By this time, my eyes had started to glaze over. I didn’t have the foggiest clue what a Naturalistic Fallacy was, and here I was, already six feet deep in it. Fortunately Professor Inwood soon sent me on my way, with more words of philosophical advice as I walked out the door.
A week later, I returned to the dragon’s lair. I found a place to sit, and—horrors!—instead of handing in my paper, I was forced to read it aloud, with Michael Inwood interrupting every few moments. Again and again, he asked a pointed question, or refuted my feeble student-sized argument.
At one point, he reached down from his chair, and grabbed the first thing that came to hand—which, it won’t surprise you, was a book. Then he launched into another assault on my paper.
You treat goodness as a simple and clear concept, but that’s hardly the case Mr. Gioia. If I take this book for example— and he began waving it around in the air—and I say it is a good book, what exactly does that mean?
I was absolutely silent, having no idea how to respond. He continued.
Ah, see? That doesn’t mean that this book is good when used as a weapon. [He now started making stabbing motions with the book, as if it were a sword in a pirate movie.] No, it would not be a good weapon. Nor would it be good for cooking or bricklaying or putting out a fire. [Other demonstrative gestures and motions with the book accompnied these examples.] Do you understand? When I say a book is good, I signify that the book possesses the particular capacity of goodness in which books achieve their intended function. [Now he puts the book back in its messy pile on the floor and stares me down.] Have you considered that?
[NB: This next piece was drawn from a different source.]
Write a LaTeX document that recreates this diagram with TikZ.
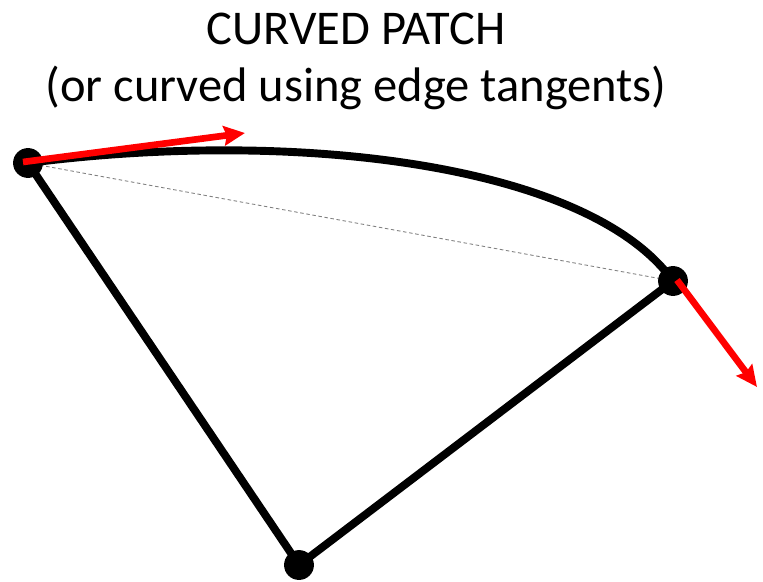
\documentclass[tikz,border=0pt]{standalone}
\usepackage{fontspec}
\setmainfont{Carlito}
\usetikzlibrary{arrows.meta}
\tikzset{
  vertex/.style={circle,fill=black,inner sep=0pt,minimum size=17pt},
  edge/.style={line width=4.5pt},
  tangent/.style={red,line width=3.8pt,-{Stealth[length=12pt,width=11pt,inset=1.5pt]}},
  title/.style={anchor=base,font=\fontsize{27.6}{33}\selectfont}
}
\begin{document}
\begin{tikzpicture}[x=0.02cm,y=-0.02cm]
\useasboundingbox (0,0) rectangle (763,581);
\node[title] (t1) at (356,45) {CURVED PATCH};
\node[title] (t2) at (356,101) {(or curved using edge tangents)};
\coordinate (a) at (28,163);
\coordinate (b) at (673,281);
\coordinate (c) at (299,565);
\coordinate (ta) at (245,133);
\coordinate (tb) at (757,387);
\draw[gray,dashed,line width=0.5pt,dash pattern=on 2pt off 1.5pt] (a) -- (b);
\draw[edge] (a) .. controls (300,128) and (590,165) .. (b);
\draw[edge] (a) -- (c) -- (b);
\node[vertex] (va) at (a) {};
\node[vertex] (vb) at (b) {};
\node[vertex] (vc) at (c) {};
\draw[tangent] (23,162) -- (ta);
\draw[tangent] (677,280) -- (tb);
\end{tikzpicture}
\end{document}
I underwent this enhanced interrogation week after week over the course of the term, and each time got a little stronger, a little better, and—above all—far more precise in my sentences and stated positions. I learned that clarity is both the most elusive thing in this world, but also the most valuable. And my tutor was determined that I grab hold of as much of it as my abilities allowed.
I don’t think I ever got comfortable in Michael Inwood’s presence, but I did learn to think better, write more clearly, and stand up under the intense scrutiny of an Oxford fellow in full flight.
I doubt my tutor ever thought about me again after I left Oxford. I was now part of that messy world he preferred to ignore. And I certainly knew better than to call him on his office phone. But I’ve thought about him often and fondly over the years. I grieve his passing, and wish I had better words to describe his legacy—but even in that desire for a more articulate manner of description I owe much to him.
Your account of Inwood's office reminded me of the office of my professor Phillip Ennis when I was doing research for his book "The Seventh Stream; the Emergence of Rocknroll in American Popular Music." Of course books were piled everywhere, but what I remember best was the large filing cabinet with a large Post It note attached with read "Durkheim behind cabinet." The volume probably fell there years ago, but instead of retrieving it Phil figured he would just leave a note so he could locate it if he ever need it.
Beautifully well told. Reminds me of my days with British philosophers. That is very much what I experienced when learning that I was supposed to think for myself while relying on what the greats had already done for me. Frankena and Stevenson were my teachers as Michigan. Brings back both very fond and somewhat fearful moments.